Question:

I'm getting my fiance to come to a church of Christ from being a Baptist. She had decided to study with me and learn the Word together, but it seems still a little hard to do so.

For one, her mother is always in her ear and to be honest she would be mad if her daughter left the church they both go to. As well, her mother feels she has been called to preach in the church. She has also been to a church before where they had a female minister and found it OK.

Also, she's a liturgical dancer in her church and this is one of the main things that we clash on because she feels she's been called to minister by dance. I'm still trying to understand about the liturgical dance, its really new to me. I tried to explain about instrumental music not being in the church and she still says, "What's the big deal? I don't see why it hurts worship."

I'm trying to figure a way to show her the truth on all these issues without butting heads.


Answer:

There are several issues that need to be addressed before you can even approach the dancing issue. First, you need to establish God's authority to have things done His way. Verses such as Ecclesiastes 12:13-14 and Galatians 1:10 tells us that religious practices are not gauged by what pleases the worshiper, but the one who is being worshiped. Your fiance is judging right and wrong based on her own opinion. You have to counter this by not giving your opinion, but going back to what God actually said (I Peter 4:11).

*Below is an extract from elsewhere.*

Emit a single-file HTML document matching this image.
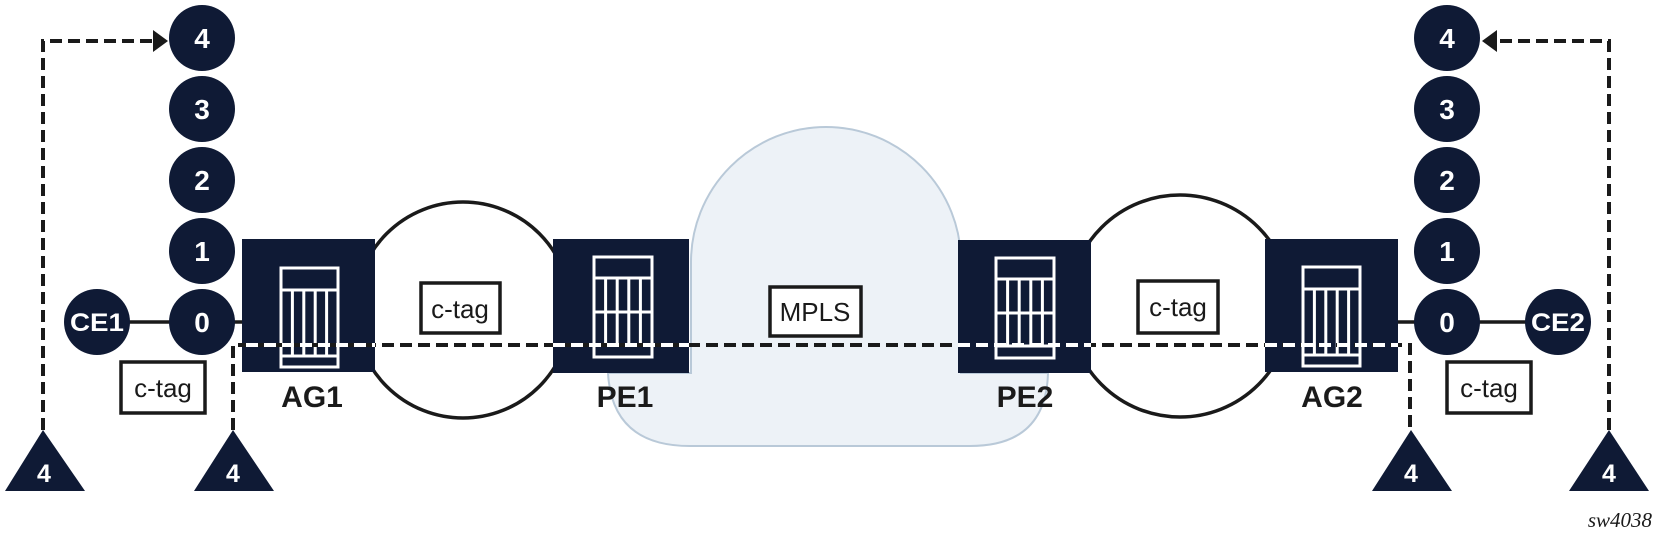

Next, you need to establish that the Bible does contain everything that God wants us to know and do. See: Is the Bible the only source of authority? for an example of proving this. What has to be accepted is that we are not allowed to change what God said. If we did, we would be in authority instead of God.

Then you need to come to terms about rightly dividing God's Word (II Timothy 2:15) between the Old and New Testament. See: Why We Don't Follow the Old Testament.

In all these teachings, don't bring up the other issues. These are foundational points that need to be accepted. They form the common ground where you two can come together in agrement.

If she does accept these points, then you can ask for the scriptural basis for her dancing. If she is doing it as part of worship, then she must believe that God asked for it to be done in the New Testament church. She probably never thought about scriptural justification for what she does, but if she brings up anything, she will most likely pull passages from the Old Testament. See: Is liturgical dancing wrong? The simple question is: Is God pleased when men make up their own ways to worship Him?

Instrumental music becomes the a similar issue. See: Have I been worshiping in vain all these years by using instrumental music in worship?

In regards to women preaching, you merely need to go to I Corinthians 14:34-37 and I Timothy 2:11-15 and ask how a woman can preach in a public assembly and not violate these two commands. See: Can a woman be a preacher?

Either you two will come to agreement over what God said, or she'll dig in her heels, determined to do as she thinks is right. If it is the later, I would strongly suggest that you consider not marrying her because it will become points of contention throughout your lives.